*WRITTEN EXERCISE*:
Read through the data and count the lines that contain the string "diagram"; give only the result.

*RECORDS SUPPLIED*:
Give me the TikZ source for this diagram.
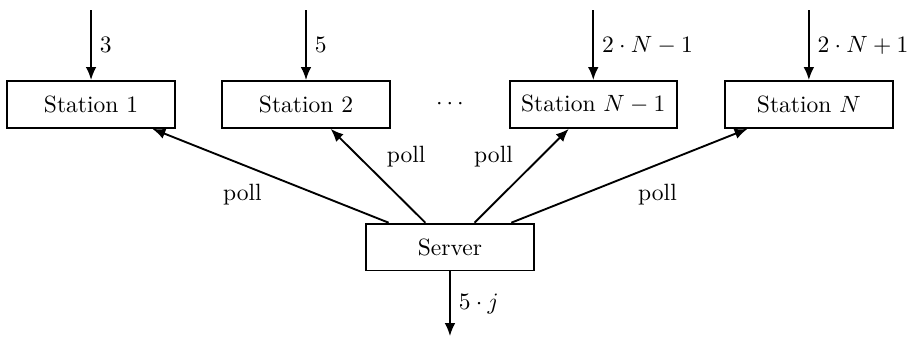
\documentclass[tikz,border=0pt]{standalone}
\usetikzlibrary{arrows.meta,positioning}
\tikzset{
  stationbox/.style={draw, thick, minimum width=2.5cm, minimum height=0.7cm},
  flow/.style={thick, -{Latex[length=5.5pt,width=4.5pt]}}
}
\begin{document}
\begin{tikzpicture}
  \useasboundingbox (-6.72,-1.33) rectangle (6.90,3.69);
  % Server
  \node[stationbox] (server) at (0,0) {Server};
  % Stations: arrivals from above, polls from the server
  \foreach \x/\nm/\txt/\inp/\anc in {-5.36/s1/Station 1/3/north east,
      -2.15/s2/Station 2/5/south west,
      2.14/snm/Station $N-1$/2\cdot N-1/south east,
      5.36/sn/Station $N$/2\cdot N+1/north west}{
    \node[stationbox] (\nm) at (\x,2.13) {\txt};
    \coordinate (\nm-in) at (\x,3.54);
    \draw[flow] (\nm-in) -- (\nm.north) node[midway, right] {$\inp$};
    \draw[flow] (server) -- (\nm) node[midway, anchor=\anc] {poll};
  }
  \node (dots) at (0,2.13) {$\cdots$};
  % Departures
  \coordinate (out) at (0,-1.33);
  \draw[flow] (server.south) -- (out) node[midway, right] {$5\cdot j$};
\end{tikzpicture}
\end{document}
==
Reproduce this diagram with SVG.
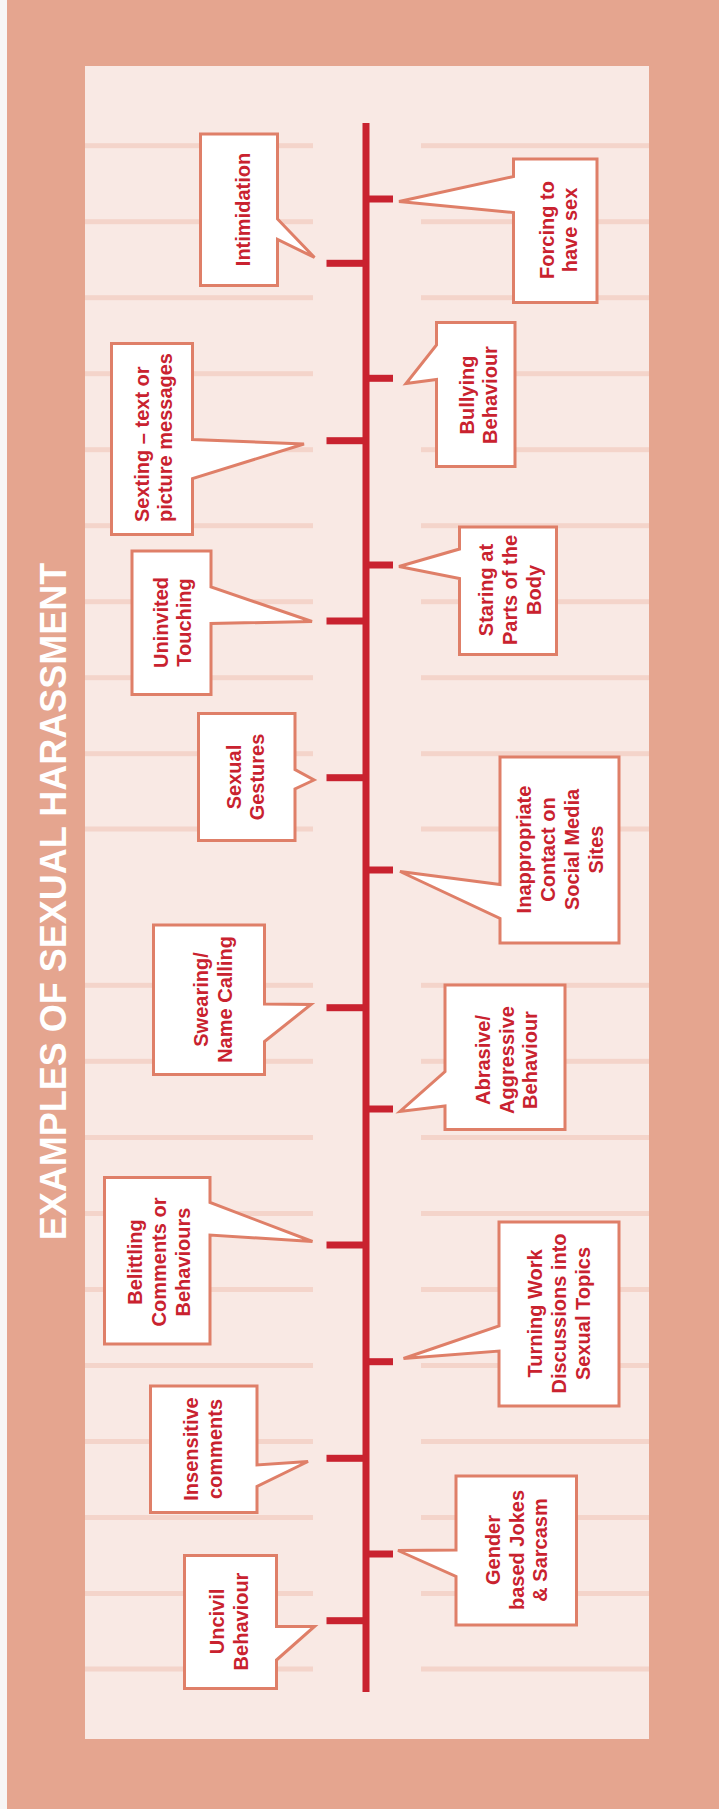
--
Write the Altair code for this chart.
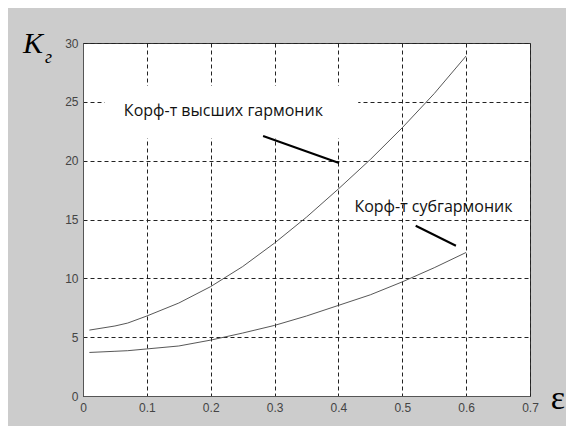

*WORKED SOLUTION*:
2